The contrarian view, which I hold even as I type this, is that the Houthi threat is a bluff. They cannot sustain a full blockade; Iran's supply chain is fragile, and the Saudi-led coalition would relentlessly interdict their boats and missile launchers. The real danger is not the blockade itself but the cascade of failures it triggers in overleveraged financial systems. In crypto, the analogous blind spot is the centralized sequencer. Layer-2 networks promise scalability, but every transaction passes through a single sequencer—often run by a single company. If that sequencer goes down, the entire chain stops. We have been promised "decentralized sequencing" for two years, and it remains a slide in a pitch deck. The Bab al-Mandeb is the physical parallel: it shows that any network, no matter how elegantly coded, is only as strong as its most centralizable component.

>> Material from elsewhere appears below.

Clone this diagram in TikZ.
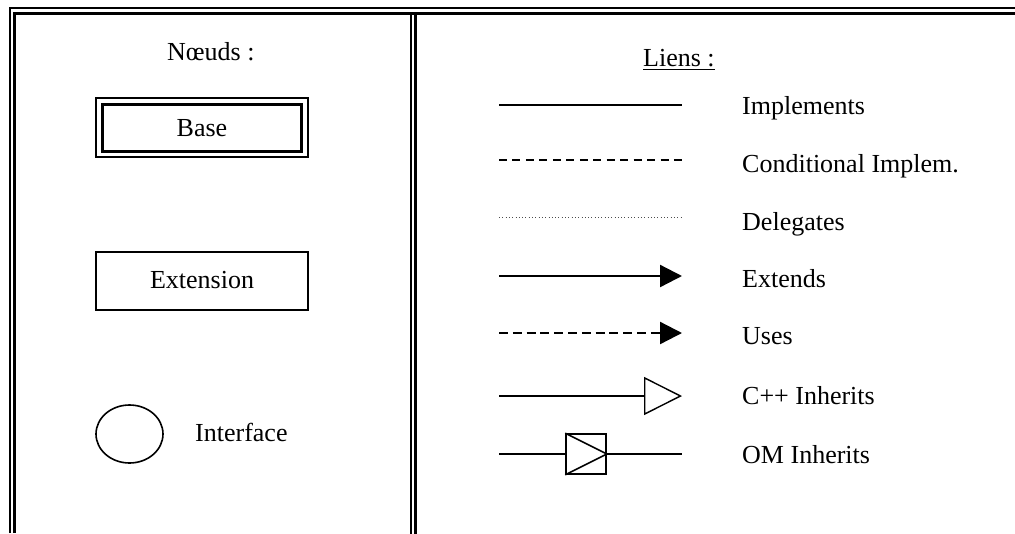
\documentclass[tikz,border=0pt]{standalone}
\usepackage{fontspec}
\setmainfont{Liberation Serif}
\usetikzlibrary{arrows.meta,shapes.geometric}
\begin{document}
\begin{tikzpicture}[x=1pt,y=-1pt,
  txt/.style={inner sep=0pt,anchor=base west,font=\fontsize{26}{30}\selectfont},
  ctxt/.style={inner sep=0pt,anchor=base,font=\fontsize{26}{30}\selectfont},
  thinl/.style={line width=1.4pt},
  thickl/.style={line width=2.3pt},
  fillhead/.style={-{Triangle[length=22pt,width=22pt]}},
  openhead/.style={-{Triangle[open,length=38pt,width=38pt,line width=1.4pt]}}
]
\useasboundingbox (0,0) rectangle (1015,533);
% frame
\coordinate (fo1) at (10,533); \coordinate (fo2) at (10,8); \coordinate (fo3) at (1016,8);
\coordinate (fi1) at (14,533); \coordinate (fi2) at (14,13.5); \coordinate (fi3) at (1016,13.5);
\draw[line width=2pt] (fo1) -- (fo2) -- (fo3);
\draw[line width=3pt] (fi1) -- (fi2) -- (fi3);
\coordinate (d1t) at (410.5,13.5); \coordinate (d1b) at (410.5,534);
\coordinate (d2t) at (415,13.5); \coordinate (d2b) at (415,534);
\draw[line width=2pt] (d1t) -- (d1b);
\draw[line width=3pt] (d2t) -- (d2b);
% left panel
\node[txt] (noeuds) at (167,60) {Nœuds :};
\node[draw,line width=2pt,minimum width=212pt,minimum height=59pt,inner sep=0pt] (baseo) at (202,127.5) {};
\node[draw,line width=3pt,minimum width=199pt,minimum height=47pt,inner sep=0pt] (basei) at (202,127.5) {};
\node[ctxt] (basetxt) at (202,136) {Base};
\node[draw,line width=2pt,minimum width=212pt,minimum height=58pt,inner sep=0pt] (ext) at (202,281) {};
\node[ctxt] (exttxt) at (202,288) {Extension};
\node[draw,line width=1.6pt,ellipse,minimum width=67pt,minimum height=58pt,inner sep=0pt] (iface) at (129.5,434) {};
\node[txt] (ifacetxt) at (195,441) {Interface};
% right panel
\node[txt] (liens) at (643,66) {Liens :};
\draw[line width=1.6pt] ([yshift=-3.5pt]liens.base west) -- ([yshift=-3.5pt]liens.base east);
% Implements
\coordinate (a1) at (499,105); \coordinate (b1) at (682,105);
\draw[thinl] (a1) -- (b1);
\node[txt] (l1) at (742,114) {Implements};
% Conditional
\coordinate (a2) at (499,160); \coordinate (b2) at (682,160);
\draw[thinl,dash pattern=on 8pt off 5.46pt] (a2) -- (b2);
\node[txt] (l2) at (742,172) {Conditional Implem.};
% Delegates
\coordinate (a3) at (499,217); \coordinate (b3) at (682,217);
\draw[line width=1pt,dash pattern=on 1pt off 2.3pt,black!70] (a3) -- (b3);
\node[txt] (l3) at (742,230) {Delegates};
% Extends
\coordinate (a4) at (499,276); \coordinate (b4) at (682,276);
\draw[thickl,fillhead] (a4) -- (b4);
\node[txt] (l4) at (742,287) {Extends};
% Uses
\coordinate (a5) at (499,333); \coordinate (b5) at (682,333);
\draw[thickl,dash pattern=on 9pt off 4.8pt,fillhead] (a5) -- (b5);
\node[txt] (l5) at (742,344) {Uses};
% C++ Inherits
\coordinate (a6) at (499,396); \coordinate (b6) at (682,396);
\draw[thinl,openhead] (a6) -- (b6);
\node[txt] (l6) at (742,404) {C++ Inherits};
% OM Inherits
\coordinate (a7) at (499,454); \coordinate (b7) at (682,454);
\node[draw,line width=1.6pt,minimum size=40pt,inner sep=0pt] (om) at (586,454) {};
\draw[thinl] (a7) -- (om.west);
\draw[thinl] (om.east) -- (b7);
\draw[line width=1.6pt] (om.north west) -- (om.east) -- (om.south west);
\node[txt] (l7) at (742,463) {OM Inherits};
\end{tikzpicture}
\end{document}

I recall a conversation in 2021 with a group of artists building a soul-bound token for indigenous Mexican communities. They were concerned about whether the blockchain could preserve their cultural memory without being controlled by a single corporation. I told them that the risk was not centralization of entry but centralization of exit—the point where data or value leaves the chain and enters the physical world. That point is always a chokepoint. For Bitcoin, it is the energy grid. For stablecoins, it is the settlement bank. For layer-2s, it is the sequencer. The Houthis understand this intuitively: they cannot stop oil from being produced, but they can stop it from leaving the strait. We chart the code, but the soul chooses the path. The path we have chosen for crypto is one of hyper-financialization without physical redundancy. We build complex yield products on top of fragile energy supplies and single points of failure in sequencing, while the real world reminds us that geography still matters.
So what is the forward-looking judgment? The market will eventually realize that this threat, like many before it, is more noise than signal. But the noise carries information. It tells us that the crypto economy's vulnerability to geopolitical chokepoints is not priced in. Bitcoin miners should hedge energy costs with long-dated oil futures. Layer-2 teams should treat decentralized sequencing as a hard deadline, not a roadmap item. And stablecoin users should ask: what happens to my yield when the strait closes? The answer is not a technical fix—it is a structural one. Diversify your energy sources, decentralize your order flow, and reduce your exposure to singletons, whether they are sequencers or straits. Because the ledger may be immutable, but the world that powers it is not.